Às vezes, quando escreve, sente-se Outro. Escrever, para António Tavares, é um mergulho numa realidade paralela, que não poucas vezes traz à página tempos da infância e juventude. É o caso do seu último romance,
As Palavras que me Deverão Guiar um Dia, que chega hoje às livrarias, com a chancela da Teorema. Em quinze dias, António Tavares alheou-se de tudo para conseguir dedicar-se a um livro que já tinha na cabeça há muito tempo. Começou na primeira palavra e só acabou na última, garante-nos. Uma “febre literária”.
Mas foi também uma quinzena de férias, a única que tirou nos últimos anos. É que ser vereador da Câmara Municipal da Figueira da Foz tem o seu preço. Que quase nunca dá troco à escrita. O dia-a-dia é muito preenchido, as reuniões de câmara e as assembleias municipais não têm tempos mortos, que de bom grado ocuparia com rabiscos, e as solicitações nunca mais acabam. Por isso, afirma: “Para se escrever, é preciso uma boa dose de alienação”. A inspirar algum texto, a política estaria mais na base de óperas bufas do que romances. “Muito da política passa pela comédia”, afiança. “É um jogo que faz lembrar as peças de Gil Vicente.”
Não se pense o contrário: é com gosto que António Tavares joga o jogo da política. No entanto, muito mais forte é o apelo da escrita. Pode até afirmar, sem o risco de parecer slogan eleitoral, que o sentiu muito cedo. Nascido no Lobito, em Angola, em 1960, cresceu onde hoje já não se cresce: na rua. “Naquele tempo, vestia-se uns calções e saía-se para a rua”, lembra. “As crianças trepavam para uma árvore e construíam os seus mundos”. Essa mesma imagem transportou para o seu livro. Ao abrir os seus antigos cadernos de linhas, o narrador parte em busca do tempo perdido. “A vida toda, a minha, sopra volátil nas palavras do meu caderno de papel pardo, companheiro inseparável dos meus poucos dias de meninice até aos muitos anos que já vivi.”, escreve o narrador, para depois acrescentar: “Se as palavras nomeiam as coisas – que o mesmo é dizer, este meu mundo – mas também dão existência à realidade, aqui fica ela, toda a minha realidade”. Um romance que é também “um baú de memórias”.
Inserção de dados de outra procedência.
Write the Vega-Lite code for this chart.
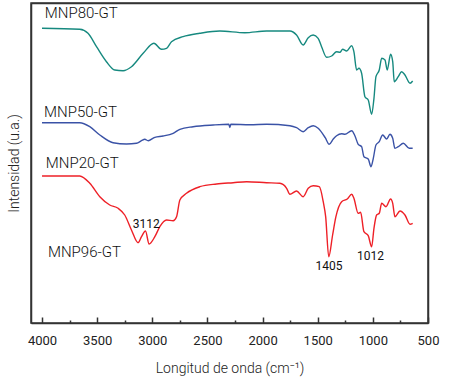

Esta sensação de que as “palavras nomeiam as coisas” António Tavares sempre a teve. Das árvores da rua passou para as da leitura, numa voragem que ainda hoje mantém. “Antes de tudo sou leitor”, assegura. “Num certo sentido, este romance é uma homenagem à Literatura, aos livros que moldaram a minha presença no mundo”. Ler e viver. Eis como António Tavares encheu o “copo”, requisito que considera fundamental para a escrita, que surge quando tudo “transborda”. No momento certo. Regressou de Angola com a ponte aérea, em 1975, e concluiu o liceu no Porto. Desceu a Coimbra para se licenciar em Direito e afeiçoou-se à Figueira da Foz. Foi professor do ensino secundário durante muitos anos, também nos Açores, e nos intervalos começou a dar vazão à escrita. Primeiro, como jornalista amador, mais tarde já profissional, nomeadamente no jornal
A Linha do Oeste, que fundou. Seguiu-se o teatro e o ensaio como espaços para reciclar o que a vida lhe foi dando.
Trilogia da Arte de Matar,
Gémeos 6 e
O Menino Rei são algumas das suas criações teatrais, que também encenou, e no ensaio abordou, entre outras, as obras de Luís Cajão, Manuel Fernandes Thomás e Redondo Júnior.
A experiência autárquica veio depois de tudo isto. António Tavares foi eleito, pela lista do PS, nas eleições legislativas de 2009, com mandato renovado no escrutínio de 2013. Hoje, tem competências nas áreas de Cultura, Educação, Formação Profissional, Saúde e Ação Social. Cargo de muita responsabilidade, ninguém duvida. Mas à semelhança do que fez para
As Palavras que me Deverão Guiar um Dia, já voltou a tirar férias. Tem no prelo um outro romance, O Tempo Adormeceu sob o Sol da Tarde, e acabou de escrever uma história na qual ecoam as dificuldades por que passam hoje muitos portugueses. A escrita, como se vê, é o seu pelouro escondido.